* BEGIN DATASET ROWS *

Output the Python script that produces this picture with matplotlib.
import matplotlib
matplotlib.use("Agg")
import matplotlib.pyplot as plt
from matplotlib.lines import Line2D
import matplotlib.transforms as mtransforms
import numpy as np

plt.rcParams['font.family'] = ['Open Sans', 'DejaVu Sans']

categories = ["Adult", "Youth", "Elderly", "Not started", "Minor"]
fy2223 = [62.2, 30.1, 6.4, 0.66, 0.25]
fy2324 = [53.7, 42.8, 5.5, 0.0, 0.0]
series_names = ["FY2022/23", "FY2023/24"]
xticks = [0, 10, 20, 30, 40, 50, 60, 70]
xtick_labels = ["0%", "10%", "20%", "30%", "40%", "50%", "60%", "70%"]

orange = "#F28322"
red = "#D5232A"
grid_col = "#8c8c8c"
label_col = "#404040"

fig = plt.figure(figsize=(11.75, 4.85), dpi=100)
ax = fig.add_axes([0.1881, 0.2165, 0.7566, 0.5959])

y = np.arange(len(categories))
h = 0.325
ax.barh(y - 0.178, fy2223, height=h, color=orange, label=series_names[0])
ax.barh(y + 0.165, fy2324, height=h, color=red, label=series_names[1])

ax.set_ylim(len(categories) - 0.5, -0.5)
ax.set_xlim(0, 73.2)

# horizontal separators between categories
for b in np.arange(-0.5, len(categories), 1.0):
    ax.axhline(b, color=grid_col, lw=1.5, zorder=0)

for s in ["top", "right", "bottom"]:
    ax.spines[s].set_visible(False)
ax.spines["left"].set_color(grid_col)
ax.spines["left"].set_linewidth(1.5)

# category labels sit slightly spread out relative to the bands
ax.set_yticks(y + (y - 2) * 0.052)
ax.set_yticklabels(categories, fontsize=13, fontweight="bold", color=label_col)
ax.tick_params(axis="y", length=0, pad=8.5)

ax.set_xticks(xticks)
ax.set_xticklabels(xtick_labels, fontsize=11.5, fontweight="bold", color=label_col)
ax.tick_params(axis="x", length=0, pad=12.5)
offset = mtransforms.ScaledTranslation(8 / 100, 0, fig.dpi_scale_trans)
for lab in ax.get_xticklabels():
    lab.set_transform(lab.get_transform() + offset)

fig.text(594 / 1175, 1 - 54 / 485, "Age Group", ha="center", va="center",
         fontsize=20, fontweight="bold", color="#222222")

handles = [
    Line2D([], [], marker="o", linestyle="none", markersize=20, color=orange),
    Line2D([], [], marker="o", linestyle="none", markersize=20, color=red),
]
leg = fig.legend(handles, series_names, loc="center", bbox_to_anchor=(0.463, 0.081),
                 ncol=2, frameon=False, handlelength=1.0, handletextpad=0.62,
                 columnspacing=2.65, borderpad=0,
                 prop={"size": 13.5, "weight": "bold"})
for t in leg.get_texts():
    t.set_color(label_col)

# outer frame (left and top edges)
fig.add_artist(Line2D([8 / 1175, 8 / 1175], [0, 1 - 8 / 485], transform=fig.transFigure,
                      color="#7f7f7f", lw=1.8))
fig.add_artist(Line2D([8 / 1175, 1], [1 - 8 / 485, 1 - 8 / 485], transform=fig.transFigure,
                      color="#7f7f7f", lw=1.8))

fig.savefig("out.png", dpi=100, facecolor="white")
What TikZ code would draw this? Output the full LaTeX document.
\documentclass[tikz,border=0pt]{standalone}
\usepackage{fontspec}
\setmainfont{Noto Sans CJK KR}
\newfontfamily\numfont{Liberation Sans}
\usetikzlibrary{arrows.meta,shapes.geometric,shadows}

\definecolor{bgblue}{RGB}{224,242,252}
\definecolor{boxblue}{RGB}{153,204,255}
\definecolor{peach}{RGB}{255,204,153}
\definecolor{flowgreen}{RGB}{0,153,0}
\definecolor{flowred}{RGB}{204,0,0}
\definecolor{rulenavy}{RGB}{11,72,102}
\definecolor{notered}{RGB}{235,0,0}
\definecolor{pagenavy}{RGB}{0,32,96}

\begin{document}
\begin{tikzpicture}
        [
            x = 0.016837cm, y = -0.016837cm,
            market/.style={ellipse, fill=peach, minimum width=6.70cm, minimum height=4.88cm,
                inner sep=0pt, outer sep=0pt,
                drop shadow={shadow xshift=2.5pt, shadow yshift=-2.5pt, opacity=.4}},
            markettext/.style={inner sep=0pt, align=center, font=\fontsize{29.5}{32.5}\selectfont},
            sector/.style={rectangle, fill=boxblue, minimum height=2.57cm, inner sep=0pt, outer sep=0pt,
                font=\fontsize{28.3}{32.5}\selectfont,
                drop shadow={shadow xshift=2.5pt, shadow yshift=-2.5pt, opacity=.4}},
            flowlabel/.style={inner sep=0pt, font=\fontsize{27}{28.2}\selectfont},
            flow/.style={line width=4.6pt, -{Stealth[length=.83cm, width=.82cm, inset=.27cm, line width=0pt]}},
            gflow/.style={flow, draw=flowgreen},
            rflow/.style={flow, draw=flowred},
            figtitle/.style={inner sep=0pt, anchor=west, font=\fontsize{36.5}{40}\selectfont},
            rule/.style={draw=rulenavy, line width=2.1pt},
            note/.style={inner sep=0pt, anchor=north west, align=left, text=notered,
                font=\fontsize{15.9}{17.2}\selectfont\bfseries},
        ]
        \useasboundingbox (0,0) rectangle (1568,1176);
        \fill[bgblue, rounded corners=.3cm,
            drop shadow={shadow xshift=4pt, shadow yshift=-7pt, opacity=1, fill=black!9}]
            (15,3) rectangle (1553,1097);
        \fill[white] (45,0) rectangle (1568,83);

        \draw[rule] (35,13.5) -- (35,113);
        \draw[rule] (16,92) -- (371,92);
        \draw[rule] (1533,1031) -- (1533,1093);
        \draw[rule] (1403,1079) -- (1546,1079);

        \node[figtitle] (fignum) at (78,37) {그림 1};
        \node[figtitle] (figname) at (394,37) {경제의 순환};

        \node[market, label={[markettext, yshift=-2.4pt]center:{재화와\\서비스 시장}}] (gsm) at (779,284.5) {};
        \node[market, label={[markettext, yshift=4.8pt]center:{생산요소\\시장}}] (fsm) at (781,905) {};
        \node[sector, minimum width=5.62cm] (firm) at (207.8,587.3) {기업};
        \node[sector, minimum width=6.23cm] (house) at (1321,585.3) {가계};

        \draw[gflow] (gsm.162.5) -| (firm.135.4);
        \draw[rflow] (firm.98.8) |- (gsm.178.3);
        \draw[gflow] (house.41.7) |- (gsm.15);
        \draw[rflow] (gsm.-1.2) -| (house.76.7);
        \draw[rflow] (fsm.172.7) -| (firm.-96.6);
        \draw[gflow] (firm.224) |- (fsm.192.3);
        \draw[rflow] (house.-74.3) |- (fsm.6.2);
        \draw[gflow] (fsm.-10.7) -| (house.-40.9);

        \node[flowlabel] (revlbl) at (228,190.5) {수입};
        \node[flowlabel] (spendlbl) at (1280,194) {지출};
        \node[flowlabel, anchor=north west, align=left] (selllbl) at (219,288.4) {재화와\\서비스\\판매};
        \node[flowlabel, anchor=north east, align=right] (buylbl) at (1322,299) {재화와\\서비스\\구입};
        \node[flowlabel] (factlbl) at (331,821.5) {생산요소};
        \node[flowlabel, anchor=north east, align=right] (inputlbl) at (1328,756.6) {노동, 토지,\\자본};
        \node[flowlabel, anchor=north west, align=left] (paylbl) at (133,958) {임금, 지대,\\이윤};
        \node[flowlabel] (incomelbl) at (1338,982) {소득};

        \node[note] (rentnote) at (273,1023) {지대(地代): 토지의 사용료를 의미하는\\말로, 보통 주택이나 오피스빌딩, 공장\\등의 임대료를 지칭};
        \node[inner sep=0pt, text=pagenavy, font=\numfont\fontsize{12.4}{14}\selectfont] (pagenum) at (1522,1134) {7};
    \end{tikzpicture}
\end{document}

* END DATASET ROWS *

# STATED PROBLEM
Output only the lines from the top of the entries through the one holding "import numpy as np", copied exactly.

# ANSWER TO THE TASK
Output the Python script that produces this picture with matplotlib.
import matplotlib
matplotlib.use("Agg")
import matplotlib.pyplot as plt
from matplotlib.lines import Line2D
import matplotlib.transforms as mtransforms
import numpy as np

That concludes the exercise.